Young Ro Kim1, Guangping Dai1, Shuning Huang1,2, Peter Caravan1, Alexei Bogdanov3, Bruce Ro Rosen1
1Athinoula Martinos Center for Biomedical Imaging/ Massachusetts General Hospital, Charlestown, MA, USA; 2Health Science and Technology, Massachusetts Institute of Technology, Cambridge, MA, USA; 3University of Massachusetts School of Medicine, Worcester, MA, USA
We have developed a novel MRI scheme with corrections for T2* signal contribution for quantifying relative transvascular water exchange rate (WER) across non-leaky vascular membranes (i.e., BBB) and absolute cerebral blood volume (CBV), irrespective of the time-dependence of systemic contrast agent (e.g., Gd-DTPA: MW ~500 Da) concentration.
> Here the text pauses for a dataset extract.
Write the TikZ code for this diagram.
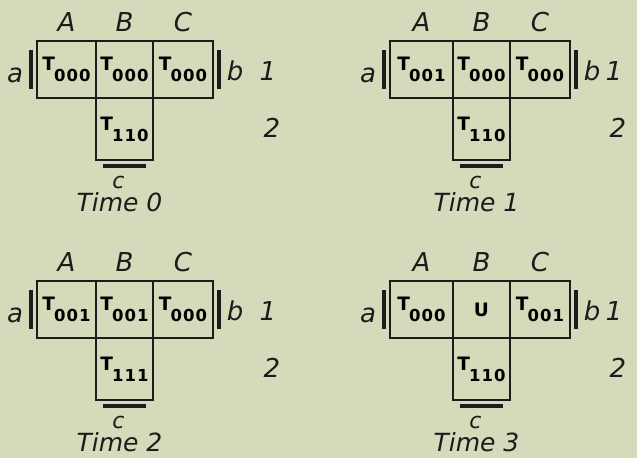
\documentclass[tikz,border=0pt]{standalone}
\usepackage{fontspec}
\usetikzlibrary{positioning,calc}

\newfontfamily\labfont{DejaVu Sans}
\newfontfamily\cellfont{DejaVu Sans}[LetterSpace=6]

\definecolor{paper}{RGB}{214,217,186}
\definecolor{ink}{RGB}{28,28,28}

\newcommand*{\Tsub}[1]{{\cellfont\bfseries\fontsize{18.5}{20}\selectfont T\kern-1pt\raisebox{-11pt}{\fontsize{16.5}{18}\selectfont #1}}}
\newcommand*{\Ucell}{{\cellfont\bfseries\fontsize{18.5}{20}\selectfont U}}

\begin{document}
\begin{tikzpicture}[x=1pt,y=-1pt,
	cell/.style={draw=ink, line width=1.6pt, minimum width=58pt, minimum height=57pt, inner sep=0pt, outer sep=0pt},
	lab/.style={font=\labfont\itshape\fontsize{26}{29}\selectfont, text=ink, inner sep=0pt, anchor=base},
	small lab/.style={lab, font=\labfont\itshape\fontsize{22}{25}\selectfont},
	time lab/.style={lab, font=\labfont\itshape\fontsize{25}{28}\selectfont},
	bar/.style={draw=ink, line width=4.5pt}]

	% paper
	\fill[paper] (0,0) rectangle (637,458);
	\useasboundingbox (0,0) rectangle (637,458);

	\foreach \n/\dx/\dy/\wa/\dn/\ca/\cb/\cc/\cd in {
		0/0/0/59/55/{\Tsub{000}}/{\Tsub{000}}/{\Tsub{000}}/{\Tsub{110}},
		1/353/0/63/44/{\Tsub{001}}/{\Tsub{000}}/{\Tsub{000}}/{\Tsub{110}},
		2/0/240/59/55/{\Tsub{001}}/{\Tsub{001}}/{\Tsub{000}}/{\Tsub{111}},
		3/353/240/63/44/{\Tsub{000}}/{\Ucell}/{\Tsub{001}}/{\Tsub{110}}} {
	\begin{scope}[shift={(\dx,\dy)}]
		% cells
		\node[cell, minimum width=\wa pt, anchor=north west] (A\n) at (37,41) {\ca};
		\node[cell, minimum width=57pt, right=0pt of A\n] (B\n) {\cb};
		\node[cell, minimum width=60pt, right=0pt of B\n] (C\n) {\cc};
		\node[cell, minimum width=57pt, minimum height=62pt, below=0pt of B\n] (D\n) {\cd};

		% ends
		\draw[bar] ([shift={(-6,9)}]A\n.north west) -- ([shift={(-6,-9)}]A\n.south west);
		\draw[bar] ([shift={(6,9)}]C\n.north east) -- ([shift={(6,-9)}]C\n.south east);
		\draw[bar] ([shift={(7,6)}]D\n.south west) -- ([shift={(-7,6)}]D\n.south east);

		% labels
		\node[lab] (la\n) at ($(A\n.north)+(0,-10)$) {A};
		\node[lab] (lb\n) at ($(B\n.north)+(0,-10)$) {B};
		\node[lab] (lc\n) at ($(C\n.north)+(0,-10)$) {C};
		\node[lab] (ea\n) at ($(A\n.west)+(-22,12.5)$) {a};
		\node[lab] (eb\n) at ($(C\n.east)+(22,10.5)$) {b};
		\node[small lab] (ec\n) at ($(D\n.south)+(-6,28)$) {c};
		\node[lab] (one\n) at ($(C\n.east)+(\dn,10.5)$) {1};
		\node[lab] (two\n) at ($(C\n.east)+(\dn+4,67.5)$) {2};
		\node[time lab] (time\n) at ($(D\n.south)+(-5,51.5)$) {Time \n};
	\end{scope}
	}

\end{tikzpicture}
\end{document}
Using normal wild type mouse models, we compared regional WER and CBV (cortex vs. striatum) determined by the typical macromolecular approach (Gd-PGC: MW ~500,000 Da) with the results acquired with the proposed method using the widely available Gd-DTPA. Despite the severe time dependence of the blood Gd-DTPA concentration, the measured CBV and WER were similar to those quantified by the traditional macromolecular method.